LEESBURG, Va. -- The deadlocked baseball negotiations resumed yesterday, but a four-hour joint session ended last night with the owners one day closer to implementing their modified salary cap proposal.
The meetings were expected to resume last night and may continue today, but nothing happened to change the perception that the labor dispute will enter a new phase next week. Ownership spokesman John Harrington again made it clear that management will declare an impasse and implement new work rules unilaterally at an ownership meeting Monday in Chicago.
If that made yesterday's negotiating session appear pointless, Harrington and his fellow owners still were holding out hope that they could persuade the Major League Baseball Players Association to sign on to a new player compensation system. He warned that the alternative would not be attractive.
"It could be chaotic," he said, "but we're trying to tell the players that once we've gone past implementation, it is going to be difficult to put the yolk back in the egg."
The owners need 21 votes at Monday's meeting to implement the salary cap, but they consider approval a foregone conclusion. The schedule of that meeting calls for a briefing of general managers on the operational aspects of the new plan even before it comes to an ownership vote.
As expected, the players did not come to the Lansdowne Resort and Conference Center with a counterproposal to either of the two player compensation systems that have been presented by management, so it seems unlikely that anything substantive will happen between now and the Monday meeting.
The union has an executive board meeting scheduled for the same day, and has used that as a pretext for withholding a response to a modified version of the owners' original salary cap proposal or the taxation plan that was presented with it 12 days ago.

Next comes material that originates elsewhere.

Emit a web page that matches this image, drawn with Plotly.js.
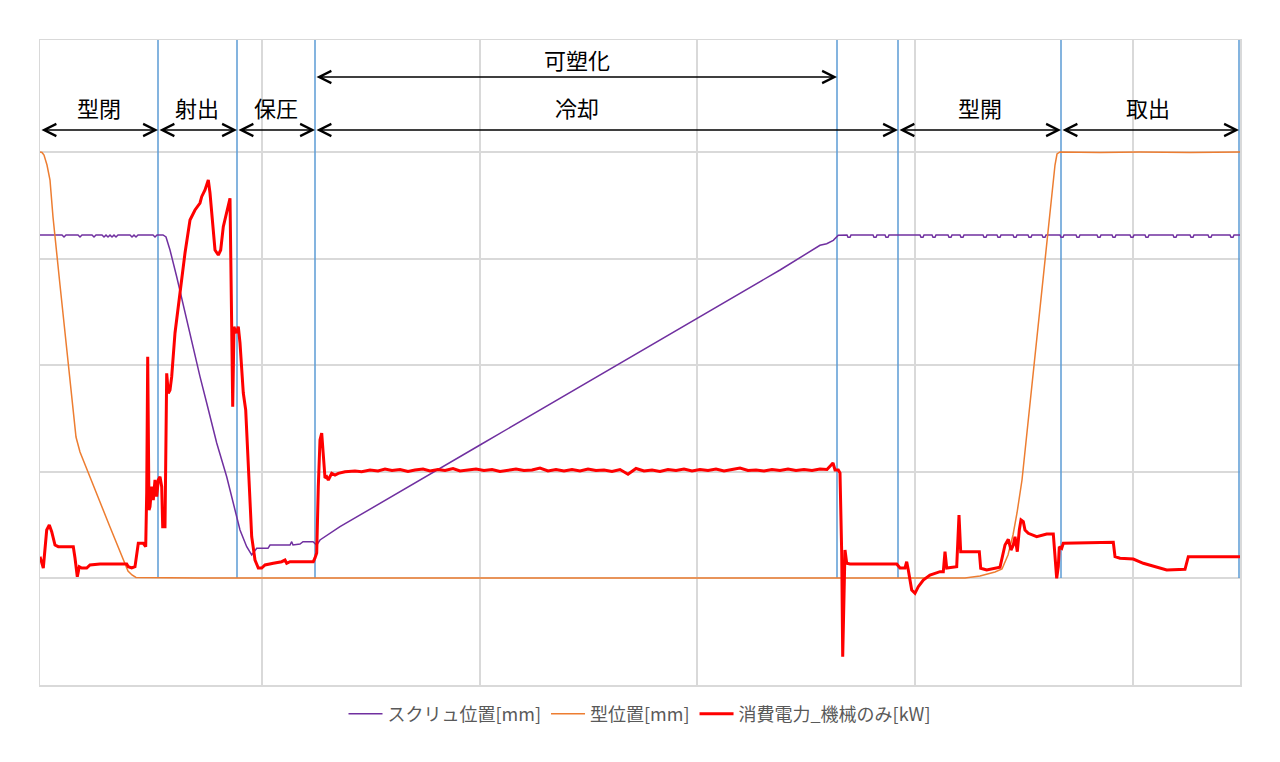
<!DOCTYPE html>
<html>
<head>
<meta charset="utf-8">
<script src="https://cdn.plot.ly/plotly-3.0.1.min.js"></script>
<style>
  html, body { margin: 0; padding: 0; background: #fff; }
  #chart { width: 1280px; height: 762px; }
</style>
</head>
<body>
<div id="chart"></div>
<script>
// ---- Data (time in samples, values in chart units; gridline spacing ≈ 106.5 units) ----
const seriesNames = ['スクリュ位置[mm]', '型位置[mm]', '消費電力_機械のみ[kW]'];

const screwT = [0,22,24,26,38,40,42,52,54,56,62,64,66,68,70,72,74,76,78,90,92,94,96,98,113,115,117,120,123,126,
  130,136.7,146.7,160,166.7,176.7,186.7,193.3,200,206.7,211.7,216.7,228,230,250,251.7,253,260,263,273,276.7,280,293,300,
  440,560,657,740,780,786.7,793.3,798.3,
  807,808,810,811,833,834,836,837,845,846,848,849,880,881,883,884,892,893,895,896,908,909,911,912,920,921,923,924,
  943,944,946,947,957,958,960,961,973,974,976,977,988,989,991,992,1002,1003,1005,1006,1020,1021,1023,1024,1036,1037,1039,1040,
  1057,1058,1060,1061,1072,1073,1075,1076,1090,1091,1093,1094,1105,1106,1108,1109,1133,1134,1136,1137,1150,1151,1153,1154,
  1168,1169,1171,1172,1190,1191,1193,1194,1203];
const screwV = [343,343,341,343,343,341,343,343,341,343,343,341,343,341,343,341,343,341,343,343,341,343,341,343,343,341,343,343,343,341,
  328,301.3,258,201.3,175,135,101.3,75,48,31.3,23,29.7,29.7,33,33,36.3,33,34,36.3,36.3,33,38,46.3,51.3,
  133,203,259,308,332.7,334.3,337.7,342.7,
  343,340.7,340.7,343,343,340.7,340.7,343,343,340.7,340.7,343,343,340.7,340.7,343,343,340.7,340.7,343,343,340.7,340.7,343,343,340.7,340.7,343,
  343,340.7,340.7,343,343,340.7,340.7,343,343,340.7,340.7,343,343,340.7,340.7,343,343,340.7,340.7,343,343,340.7,340.7,343,343,340.7,340.7,343,
  343,340.7,340.7,343,343,340.7,340.7,343,343,340.7,340.7,343,343,340.7,340.7,343,343,340.7,340.7,343,343,340.7,340.7,343,
  343,340.7,340.7,343,343,340.7,340.7,343,343];

const moldT = [0,2,4,7,10,13,20,28,36,40,50,58,70,80,88,92,96,160,360,560,760,925,940,955,962,968,973,977,982,990,1000,1008,1012,1015,1017,1020,1060,1100,1150,1203];
const moldV = [426,425.5,423,413,398,361,293,216,141,126,100,81,51,26,7,3,0.5,0,0,0,0,0,2,6,9,23,43,65,98,175,271,348,388,413,424,426,425.5,426,425.6,426];

const powerT = [0,3.3,6.7,9.3,11.7,15,18.3,33.3,35,37.3,39.3,41.7,46.7,50,60,86.7,88.3,91.7,95,98.3,103.3,105.7,106.7,107.7,109,110,111.7,113.3,115,116.7,118.3,120,121.7,122.7,125,
  126.7,128.3,130,131.7,135,140,145,150,155,160,161.7,165,168.3,170,173.3,175,178.3,180.7,183.3,186.7,190,191.7,192.7,194,195,196.7,198.3,200,203.3,205.7,208.3,211.7,215,218.3,221.7,225,233.3,241.7,245,246.7,250,273.3,
  275,276.7,278.3,280,281.7,283.3,285,286.7,288.3,291.7,295,298.3,305,315,321.7,330,338,345,352,360,368,375,383,390,398,405,413,420,428,436,444,452,460,468,476,484,492,500,508,516,524,532,540,548,556,564,572,580,588,596,604,612,620,628,636,644,652,660,668,676,684,692,700,708,716,724,732,740,748,756,764,772,780,787,793,795,798.3,
  800,801.7,802.7,804,805,806.7,810,856.7,860,865,866.7,868.3,871.7,875,878.3,883.3,890,900,903.3,905,906.7,916.7,919,920.7,939.3,940.7,946.7,960,961.7,965,968.3,971,973.3,975,977.3,979.3,981,983.3,985,988.3,996.7,1006.7,1013.3,1014.3,1016.7,1018.3,1019.3,1021.7,1023.3,1073.3,1075,1080,1093.3,1103.3,1116.7,1126.7,1145,1148.3,1203.3];
const powerV = [21.3,10,48,53,46.3,33,31.3,31.3,20,1.3,11.3,10,10,13,14,14,11.3,10,11.3,34.7,34.7,31.3,85,221.3,68,71.3,91.3,78,98,81.3,98,101.3,91.3,51.3,51.3,
  204.7,184.7,188,201.3,245,285,325,358,368,375,381.3,388,398,385,351.3,328,323,328,351.3,364.7,379.7,251.3,171.3,251.3,248,245,251.3,235,185,168,118,41.3,18,10,10,13,14.7,16.3,18,14.7,16.3,16.3,
  20,25,91.3,138,145,125,100,101.3,98,104.7,103,104.7,106.3,107,106.3,108,107,109,107.5,108.5,106.5,108,109,107,108.5,107.5,109.5,107,108,109,107.5,108.5,106.5,108,109,107.5,108,110,107,108.5,107,108.5,107,109,107.5,108,106.5,108.5,103.7,109.5,107,108,106.5,108.5,107.5,109,107,108.5,107.5,109,107,108.5,110,107.5,108,107,108.5,107.5,109,107.5,108.5,107.5,109,108.5,115,108,108,
  105,25,-78.7,-2,28,14.7,14,14,10,10,16.3,8,-12,-15.3,-8.7,-2,3,6.3,6.3,26.3,10,11.3,63,26.3,26.3,9.7,8,10.7,18,33,38.7,28,33,41.3,26.3,48,58,56.3,48,44.7,41.3,44,44,31.3,-0.3,11.3,31.3,29.7,34.7,35.7,21.3,19.7,19,14.7,10.7,8,8.7,21.3,21.3];

// Phase annotations
const phaseLabels = ['型閉', '射出', '保圧', '冷却', '型開', '取出'];
const phaseStart  = [0, 118, 197, 275, 858, 1021];
const phaseEnd    = [118, 197, 275, 858, 1021, 1199];
const phaseLabelX = [58.5, 157, 236, 537, 940, 1108];
const plastLabel = '可塑化';
const plastStart = 275, plastEnd = 797, plastLabelX = 537;
const boundaryT = [118, 197, 275, 797, 858, 1021, 1199];

// ---- Layout constants ----
const rowY = 448, rowLabelY = 471, plastY = 501, plastLabelY = 519;
const yTop = 538, yBottom = -107;
const fontFam = '"Noto Sans CJK JP", "Noto Sans", sans-serif';

const traces = [
  {x: screwT, y: screwV, name: seriesNames[0], type: 'scatter', mode: 'lines',
   line: {color: '#7030A0', width: 1.5}},
  {x: moldT, y: moldV, name: seriesNames[1], type: 'scatter', mode: 'lines',
   line: {color: '#ED7D31', width: 1.5}},
  {x: powerT, y: powerV, name: seriesNames[2], type: 'scatter', mode: 'lines',
   line: {color: '#FF0000', width: 3}}
];

const shapes = boundaryT.map(t => ({
  type: 'line', xref: 'x', yref: 'y', x0: t, x1: t, y0: 0, y1: yTop,
  line: {color: '#5B9BD5', width: 1.5}, layer: 'between'
}));

const arrowBase = {xref: 'x', yref: 'y', axref: 'x', ayref: 'y', text: '', showarrow: true,
  arrowhead: 5, startarrowhead: 5, arrowside: 'end+start', arrowsize: 1.5, startarrowsize: 1.5,
  arrowwidth: 1.6, arrowcolor: '#000000', standoff: 0, startstandoff: 0};
const annotations = [];
phaseLabels.forEach((lab, i) => {
  annotations.push(Object.assign({}, arrowBase, {x: phaseEnd[i], y: rowY, ax: phaseStart[i], ay: rowY}));
  annotations.push({xref: 'x', yref: 'y', x: phaseLabelX[i], y: rowLabelY, text: lab, showarrow: false,
    font: {family: fontFam, size: 22, color: '#000000'}});
});
annotations.push(Object.assign({}, arrowBase, {x: plastEnd, y: plastY, ax: plastStart, ay: plastY}));
annotations.push({xref: 'x', yref: 'y', x: plastLabelX, y: plastLabelY, text: plastLabel, showarrow: false,
  font: {family: fontFam, size: 22, color: '#000000'}});

const layout = {
  width: 1280, height: 762,
  margin: {l: 40, r: 40, t: 40, b: 77},
  paper_bgcolor: '#ffffff', plot_bgcolor: '#ffffff',
  showlegend: true,
  legend: {orientation: 'h', x: 0.5, xanchor: 'center', y: -0.045, yanchor: 'middle',
    font: {family: fontFam, size: 18, color: '#595959'}, itemwidth: 34},
  xaxis: {range: [0, 1200], tickmode: 'array', tickvals: [222, 440, 657, 875, 1093],
    showgrid: true, gridcolor: '#d9d9d9', gridwidth: 1.5, zeroline: false,
    showticklabels: false, ticks: '', showline: true, mirror: true, linecolor: '#d9d9d9', linewidth: 1.5},
  yaxis: {range: [yBottom, yTop], tickmode: 'array', tickvals: [0, 106, 213, 319, 426],
    showgrid: true, gridcolor: '#d9d9d9', gridwidth: 1.5, zeroline: false,
    showticklabels: false, ticks: '', showline: true, mirror: true, linecolor: '#d9d9d9', linewidth: 1.5},
  shapes: shapes,
  annotations: annotations,
  hovermode: false
};

Plotly.newPlot('chart', traces, layout, {displayModeBar: false, staticPlot: true});
</script>
</body>
</html>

While the players continue to study the cap, the owners appear ready -- and eager -- to put it into effect. Figures compiled by the Associated Press show that a number of teams will have to reduce their payrolls dramatically in the first year of a seven-year plan that will take four years to reach full effect.

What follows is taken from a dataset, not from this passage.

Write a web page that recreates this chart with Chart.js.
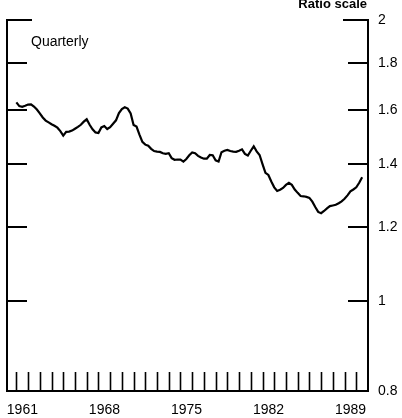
<!DOCTYPE html>
<html>
<head>
<meta charset="utf-8">
<script src="https://cdn.jsdelivr.net/npm/chart.js@4"></script>
<style>
  html, body { margin: 0; padding: 0; background: #fff; }
  canvas { display: block; }
</style>
</head>
<body>
<canvas id="ratioChart" width="402" height="418"></canvas>
<script>
const ink = '#000';
const fontFamily = '"Liberation Sans", Arial, Helvetica, sans-serif';

// quarterly observations, 1961:Q1 onward
const firstYear = 1961;
const ratio = [
    1.632, 1.617, 1.614, 1.618, 1.623, 1.624, 1.615, 1.603, 1.588, 1.572,
    1.560, 1.553, 1.546, 1.540, 1.533, 1.520, 1.503, 1.517, 1.518, 1.522,
    1.529, 1.536, 1.544, 1.556, 1.565, 1.544, 1.527, 1.515, 1.513, 1.534,
    1.539, 1.528, 1.535, 1.548, 1.561, 1.589, 1.605, 1.612, 1.607, 1.588,
    1.543, 1.537, 1.507, 1.480, 1.470, 1.466, 1.455, 1.447, 1.445, 1.444,
    1.439, 1.437, 1.439, 1.422, 1.416, 1.417, 1.417, 1.410, 1.419, 1.432,
    1.442, 1.439, 1.430, 1.424, 1.420, 1.420, 1.433, 1.432, 1.414, 1.410,
    1.443, 1.448, 1.451, 1.447, 1.445, 1.444, 1.448, 1.453, 1.437, 1.431,
    1.448, 1.464, 1.446, 1.433, 1.401, 1.371, 1.364, 1.342, 1.323, 1.311,
    1.315, 1.321, 1.331, 1.338, 1.331, 1.316, 1.305, 1.295, 1.294, 1.292,
    1.289, 1.277, 1.260, 1.245, 1.241, 1.248, 1.256, 1.263, 1.265, 1.267,
    1.272, 1.278, 1.286, 1.297, 1.310, 1.316, 1.323, 1.338, 1.356,
];

const yearTicks = [
    1961, 1962, 1963, 1964, 1965, 1966, 1967, 1968, 1969, 1970,
    1971, 1972, 1973, 1974, 1975, 1976, 1977, 1978, 1979, 1980,
    1981, 1982, 1983, 1984, 1985, 1986, 1987, 1988, 1989, 1990,
];
const yearLabels = [1961, 1968, 1975, 1982, 1989];
const ratioTicks = [0.8, 1, 1.2, 1.4, 1.6, 1.8, 2];

const points = ratio.map((v, i) => ({ x: firstYear + i / 4, y: v }));

// tick marks point inward from every axis, and the two captions
const innerTicks = {
    id: 'innerTicks',
    afterDraw(chart) {
        const { ctx, chartArea: area, scales } = chart;
        ctx.save();
        ctx.strokeStyle = ink;
        ctx.lineWidth = 1.6;
        ctx.beginPath();
        scales.x.ticks.forEach(t => {
            const x = Math.round(scales.x.getPixelForValue(t.value)) + 0.5;
            ctx.moveTo(x, area.bottom);
            ctx.lineTo(x, area.bottom - 19);
        });
        ctx.stroke();
        ctx.lineWidth = 2;
        ctx.beginPath();
        scales.y.ticks.forEach(t => {
            const y = Math.round(scales.y.getPixelForValue(t.value));
            // the top mark is drawn a little longer, as in the print
            const len = t.value === 2 ? 25 : 20;
            ctx.moveTo(area.left, y);
            ctx.lineTo(area.left + len, y);
            ctx.moveTo(area.right, y);
            ctx.lineTo(area.right - len, y);
        });
        ctx.stroke();

        ctx.fillStyle = ink;
        ctx.textAlign = 'left';
        ctx.textBaseline = 'alphabetic';
        ctx.font = `14px ${fontFamily}`;
        ctx.fillText('Quarterly', 31, 46);
        ctx.textAlign = 'right';
        ctx.font = `bold 13px ${fontFamily}`;
        ctx.fillText('Ratio scale', 367, 8);
        ctx.restore();
    },
};

const logAxis = {
    type: 'logarithmic',
    min: 0.8,
    max: 2,
    grid: { display: false, drawTicks: false },
    border: { display: true, color: ink, width: 2 },
    afterBuildTicks: scale => {
        scale.ticks = ratioTicks.map(v => ({ value: v }));
    },
};

new Chart(document.getElementById('ratioChart'), {
    type: 'line',
    data: {
        datasets: [{
            data: points,
            borderColor: ink,
            borderWidth: 2.2,
            pointRadius: 0,
            tension: 0,
            fill: false,
        }],
    },
    options: {
        responsive: false,
        animation: false,
        layout: { padding: { top: 20, left: 0, right: 0, bottom: 0 } },
        plugins: {
            legend: { display: false },
            tooltip: { enabled: false },
        },
        scales: {
            x: {
                type: 'linear',
                min: 1960.2,
                max: 1991,
                grid: { display: false, drawTicks: false },
                border: { display: true, color: ink, width: 2 },
                afterBuildTicks: scale => {
                    scale.ticks = yearTicks.map(v => ({ value: v }));
                },
                ticks: {
                    autoSkip: false,
                    maxRotation: 0,
                    padding: 11,
                    labelOffset: 6,
                    color: ink,
                    font: { family: fontFamily, size: 14 },
                    callback: value => (yearLabels.includes(value) ? String(value) : ''),
                },
                afterFit: scale => {
                    scale.height = 27;
                    scale.paddingLeft = 0;
                    scale.paddingRight = 0;
                },
            },
            y: {
                ...logAxis,
                position: 'left',
                ticks: { display: false },
                afterFit: scale => { scale.width = 7; },
            },
            y2: {
                ...logAxis,
                position: 'right',
                ticks: {
                    padding: 10,
                    color: ink,
                    font: { family: fontFamily, size: 14 },
                    callback: value => String(value),
                },
                afterFit: scale => {
                    scale.width = 34;
                    scale.paddingTop = 0;
                    scale.paddingBottom = 0;
                },
            },
        },
    },
    plugins: [innerTicks],
});
</script>
</body>
</html>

The Orioles, for instance, will have to slice their payroll (which would have been $41,627,699 including benefits over a full 1994 season) by $2,461,462.
Harrington said that in the absence of a settlement, the new work rules likely would go into effect Tuesday, the day before the Dec. 7 deadline for clubs to offer salary arbitration to their free agents.
"Certainly before Wednesday," he said.
The immediate impact of implementation will be on the general managers and players in arbitration eligible service classes. Players with three to four years of service will be impacted the most, since they will lose arbitration eligibility and will not yet be eligible for restricted free agency. The owners, however, have included a minimum salary scale for players with fewer than four years of service.
The owners hope that the players will abandon resistance to the salary cap concept and end the strike in time to open spring training, but even that might not be enough to assure that the 1995 season will start on time. If the union decides to send the players back to work while they take the dispute to the National Labor Relations Board, the owners may insist on a no-strike pledge before allowing them to return.
"We would have to be sure they would play the whole year," Harrington said. "We would not have to lock them out, but we would have to have assurances. I tend to think it would not be fair to the fans to start the season and have it be in jeopardy on a day-to-day basis like it was last year. I don't know how the other owners feel, but I don't think it would be fair."
Philadelphia Phillies vice president David Montgomery doesn't think it is fair that the players returned to the bargaining table without any counterproposal. He, like Atlanta Braves president Stan Kasten a day earlier, indicated that the decision not to respond to the management plans provides justification for the owners to impose a new system.
"We're a little dejected because we came here clearly hopeful of getting a proposal," Montgomery said. "To me, the calendar is moving away from us. . . . The goal is not to implement. The goal is to negotiate a deal. Implementation is merely a tool to help us get an agreement. If we don't get a proposal, we don't have any choice but to use it."
Still, yesterday's joint meeting lasted much longer than anyone expected. No one really believed that the players would come in with a counterproposal, but special mediator William J. Usery kept both sides behind closed doors in separate and joint sessions all day -- hammering away at the specifics of the management proposals.
Union director Donald Fehr admitted afterward that the players had learned some things that they didn't previously know, but would not say whether that would alter their course of action.